Aristada, a relative newcomer in the antipsychotic-injection sector, trails behind Invega Sustenna and Abilify Maintena. As Alkermes seeks to catch up, it has provided the treatment in 40 correctional facilities in 18 states, offering free samples to many of them. And it has paid doctors to speak at criminal-justice conferences about its potential, as well as designing advertisements that depict people reentering society thanks to the shot. Two doctors told me Alkermes paid them to participate in focus-group panels where they were asked by company representatives about how to market the shot to criminal-justice officials.
Mogilner, the Alkermes spokesman, did not answer specific questions about the company’s marketing and sales tactics but noted that they are, to a large degree, no different from other companies’ efforts. He wrote in an email that Aristada can offer people leaving prison or jail “consistent and sustained” treatment during “the often-challenging transition back to the community.”

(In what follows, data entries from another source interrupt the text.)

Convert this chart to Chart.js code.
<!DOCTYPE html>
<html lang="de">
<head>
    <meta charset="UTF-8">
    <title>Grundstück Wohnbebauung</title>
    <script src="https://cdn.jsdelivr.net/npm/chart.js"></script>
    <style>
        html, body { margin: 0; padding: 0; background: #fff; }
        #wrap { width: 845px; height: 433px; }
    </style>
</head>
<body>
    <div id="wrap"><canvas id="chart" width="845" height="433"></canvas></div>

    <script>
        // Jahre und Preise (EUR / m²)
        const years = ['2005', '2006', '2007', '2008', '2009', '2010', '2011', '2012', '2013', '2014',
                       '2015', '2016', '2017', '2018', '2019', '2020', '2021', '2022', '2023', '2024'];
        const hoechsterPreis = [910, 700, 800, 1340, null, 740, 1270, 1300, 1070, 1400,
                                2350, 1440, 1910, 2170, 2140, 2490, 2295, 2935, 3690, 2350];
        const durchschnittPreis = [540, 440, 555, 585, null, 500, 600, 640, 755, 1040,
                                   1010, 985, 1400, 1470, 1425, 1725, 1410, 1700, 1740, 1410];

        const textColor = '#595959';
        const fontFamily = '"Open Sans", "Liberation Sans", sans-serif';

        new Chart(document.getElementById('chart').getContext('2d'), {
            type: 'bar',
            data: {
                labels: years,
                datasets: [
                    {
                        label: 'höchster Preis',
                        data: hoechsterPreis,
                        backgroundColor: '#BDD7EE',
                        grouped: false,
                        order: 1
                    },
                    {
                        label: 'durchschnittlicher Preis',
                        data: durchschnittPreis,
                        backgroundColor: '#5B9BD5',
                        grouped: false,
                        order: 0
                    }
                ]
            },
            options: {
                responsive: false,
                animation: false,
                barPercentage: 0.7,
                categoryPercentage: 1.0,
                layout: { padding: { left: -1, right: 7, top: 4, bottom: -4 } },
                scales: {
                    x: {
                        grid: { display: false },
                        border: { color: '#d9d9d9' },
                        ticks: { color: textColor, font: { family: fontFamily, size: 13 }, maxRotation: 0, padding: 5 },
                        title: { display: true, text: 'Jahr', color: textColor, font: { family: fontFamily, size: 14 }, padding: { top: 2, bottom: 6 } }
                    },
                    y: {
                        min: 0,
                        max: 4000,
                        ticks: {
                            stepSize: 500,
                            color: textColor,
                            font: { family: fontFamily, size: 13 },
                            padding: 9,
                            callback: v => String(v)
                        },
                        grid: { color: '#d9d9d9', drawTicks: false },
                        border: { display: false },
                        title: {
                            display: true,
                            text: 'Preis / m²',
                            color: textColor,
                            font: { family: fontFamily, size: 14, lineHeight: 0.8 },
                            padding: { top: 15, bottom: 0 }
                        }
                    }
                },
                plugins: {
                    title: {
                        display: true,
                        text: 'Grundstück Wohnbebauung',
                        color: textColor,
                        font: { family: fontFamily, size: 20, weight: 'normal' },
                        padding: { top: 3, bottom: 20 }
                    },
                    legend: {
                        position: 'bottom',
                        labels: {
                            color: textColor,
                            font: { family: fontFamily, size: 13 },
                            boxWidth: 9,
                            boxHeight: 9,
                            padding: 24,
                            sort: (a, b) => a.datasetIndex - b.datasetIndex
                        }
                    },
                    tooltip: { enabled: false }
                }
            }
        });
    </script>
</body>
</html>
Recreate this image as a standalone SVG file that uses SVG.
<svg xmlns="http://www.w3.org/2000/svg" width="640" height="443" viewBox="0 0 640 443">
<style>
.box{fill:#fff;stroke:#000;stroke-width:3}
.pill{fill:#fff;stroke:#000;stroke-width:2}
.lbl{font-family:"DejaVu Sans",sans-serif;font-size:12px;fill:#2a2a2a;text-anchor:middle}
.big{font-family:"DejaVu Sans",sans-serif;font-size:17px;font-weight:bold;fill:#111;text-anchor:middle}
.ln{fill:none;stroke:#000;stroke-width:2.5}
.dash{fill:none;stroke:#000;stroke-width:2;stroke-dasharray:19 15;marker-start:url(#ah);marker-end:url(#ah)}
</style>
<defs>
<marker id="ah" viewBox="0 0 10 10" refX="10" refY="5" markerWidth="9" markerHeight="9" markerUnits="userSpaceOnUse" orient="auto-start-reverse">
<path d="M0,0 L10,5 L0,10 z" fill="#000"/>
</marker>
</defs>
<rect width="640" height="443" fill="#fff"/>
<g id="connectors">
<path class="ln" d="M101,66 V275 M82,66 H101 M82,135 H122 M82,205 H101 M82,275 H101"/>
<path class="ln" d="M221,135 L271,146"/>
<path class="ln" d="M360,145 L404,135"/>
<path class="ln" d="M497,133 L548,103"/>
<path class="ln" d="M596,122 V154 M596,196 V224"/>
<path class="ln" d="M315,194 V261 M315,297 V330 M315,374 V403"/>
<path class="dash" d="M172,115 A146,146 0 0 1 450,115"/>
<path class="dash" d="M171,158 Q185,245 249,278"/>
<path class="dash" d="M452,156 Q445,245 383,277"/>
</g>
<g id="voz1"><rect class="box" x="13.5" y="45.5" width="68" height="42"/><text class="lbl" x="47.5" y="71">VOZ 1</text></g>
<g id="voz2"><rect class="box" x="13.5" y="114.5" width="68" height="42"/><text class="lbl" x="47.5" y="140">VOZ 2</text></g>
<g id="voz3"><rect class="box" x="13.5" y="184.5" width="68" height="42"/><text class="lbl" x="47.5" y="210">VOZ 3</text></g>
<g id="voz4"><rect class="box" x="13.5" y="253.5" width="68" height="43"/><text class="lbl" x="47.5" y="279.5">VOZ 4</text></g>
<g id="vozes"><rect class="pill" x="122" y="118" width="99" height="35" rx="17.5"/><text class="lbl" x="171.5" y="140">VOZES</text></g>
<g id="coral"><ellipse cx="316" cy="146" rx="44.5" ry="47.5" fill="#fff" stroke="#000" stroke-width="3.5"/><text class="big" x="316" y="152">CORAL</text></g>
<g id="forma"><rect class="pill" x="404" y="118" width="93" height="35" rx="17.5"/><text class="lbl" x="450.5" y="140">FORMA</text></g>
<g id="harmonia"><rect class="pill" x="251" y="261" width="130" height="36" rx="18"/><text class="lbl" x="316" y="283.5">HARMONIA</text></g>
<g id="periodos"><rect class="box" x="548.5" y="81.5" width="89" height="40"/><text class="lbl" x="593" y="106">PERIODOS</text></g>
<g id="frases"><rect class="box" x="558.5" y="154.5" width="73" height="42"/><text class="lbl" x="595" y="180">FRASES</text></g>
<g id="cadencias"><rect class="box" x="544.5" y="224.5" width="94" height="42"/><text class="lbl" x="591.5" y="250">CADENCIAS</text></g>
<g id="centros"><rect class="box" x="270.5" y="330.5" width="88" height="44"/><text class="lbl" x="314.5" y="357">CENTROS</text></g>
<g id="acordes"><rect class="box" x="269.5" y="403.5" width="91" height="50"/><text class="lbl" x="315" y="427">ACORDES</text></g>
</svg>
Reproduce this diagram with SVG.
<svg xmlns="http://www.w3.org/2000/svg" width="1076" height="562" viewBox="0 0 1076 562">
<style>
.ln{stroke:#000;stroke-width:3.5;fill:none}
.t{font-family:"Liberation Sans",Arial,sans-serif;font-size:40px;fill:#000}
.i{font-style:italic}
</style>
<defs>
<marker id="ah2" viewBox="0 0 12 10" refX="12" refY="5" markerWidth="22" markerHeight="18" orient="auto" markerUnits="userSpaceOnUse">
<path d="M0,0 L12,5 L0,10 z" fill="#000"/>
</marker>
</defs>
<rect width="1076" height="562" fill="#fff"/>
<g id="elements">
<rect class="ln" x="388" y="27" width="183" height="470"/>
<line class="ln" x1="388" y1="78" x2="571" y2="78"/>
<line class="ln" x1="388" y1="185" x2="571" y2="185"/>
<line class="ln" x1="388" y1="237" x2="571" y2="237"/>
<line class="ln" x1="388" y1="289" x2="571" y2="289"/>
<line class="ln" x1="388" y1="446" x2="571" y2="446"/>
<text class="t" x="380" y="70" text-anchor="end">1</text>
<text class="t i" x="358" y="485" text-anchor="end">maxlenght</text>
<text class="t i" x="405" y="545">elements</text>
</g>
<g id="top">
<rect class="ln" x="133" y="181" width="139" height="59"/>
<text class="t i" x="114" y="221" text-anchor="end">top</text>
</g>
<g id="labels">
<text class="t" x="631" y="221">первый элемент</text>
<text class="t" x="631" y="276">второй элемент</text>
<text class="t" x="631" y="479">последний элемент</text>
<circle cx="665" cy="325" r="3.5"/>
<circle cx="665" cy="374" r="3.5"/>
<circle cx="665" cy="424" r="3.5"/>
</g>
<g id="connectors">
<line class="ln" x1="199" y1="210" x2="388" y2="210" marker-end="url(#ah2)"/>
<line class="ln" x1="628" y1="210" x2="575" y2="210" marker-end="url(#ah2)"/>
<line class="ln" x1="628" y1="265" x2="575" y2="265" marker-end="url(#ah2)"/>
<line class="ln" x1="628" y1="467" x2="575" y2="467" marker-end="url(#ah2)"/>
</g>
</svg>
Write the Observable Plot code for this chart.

Corrections officials don’t have to exclusively prescribe Aristada in exchange for free samples, Mogilner added, or continue prescribing the shot after the samples run out. “We work to educate healthcare professionals and other stakeholders with whom they work about the treatment of schizophrenia in diverse settings of care, including criminal justice healthcare settings, community mental health centers, and hospitals,” he wrote. “No one medicine is right for every patient.”
Several health-care officials and practitioners told me that free samples of long-acting antipsychotic shots have helped their patients in the criminal-justice system access helpful drugs that would otherwise be too expensive for them to offer. “Funding is always an issue,” Rachel Waddell, a nurse practitioner who treats inmates in a 662-bed jail in Rapid City, South Dakota, told me. The jail has provided samples of Aristada to 10 inmates but hasn’t accepted payments from drug companies, or perks such as free lunches. “With Alkermes, we don’t have to jump through hoops.”
Officials in Maricopa County, Arizona, have not taken perks or payments from drug companies, but they have accepted free samples of long-acting shots from Janssen, Otsuka, and Alkermes. Grant Phillips, the medical director of Maricopa County’s correctional-health services, said that nearly 120 inmates are on long-acting shots and that they work well. More than half of those are ordered by judges, he said, but judges leave it up to doctors to decide which product is best for their patients. The medication consumes a fifth of the total pharmacy budget for a jail population of about 7,500.
While some jail officials see mostly an upside in drug companies’ marketing efforts, others say it’s more complicated. Jeff Gromer, the former warden of the Minnehaha County Jail in Sioux Falls, South Dakota, said he hasn’t accepted perks or consulting payments, but he has given samples of Aristada to 16 patients since 2018; their symptoms stabilized while on the drug. “When you put someone with anxiety and paranoia in [a jail] environment, it gets hard for them to cope,” Gromer said. “When they can’t cope, there’s behavioral problems such as self-harm or aggression toward inmates or staff, or hiding in their cell.” Still, he’s wary of Alkermes’s efforts to reach patients by marketing to criminal-justice officials overseeing them. “Alkermes’s hope is that the prescription is continued once they’re out of custody, and they’re going to get paid for that,” he said. (Alkermes didn’t comment on Gromer’s characterization.)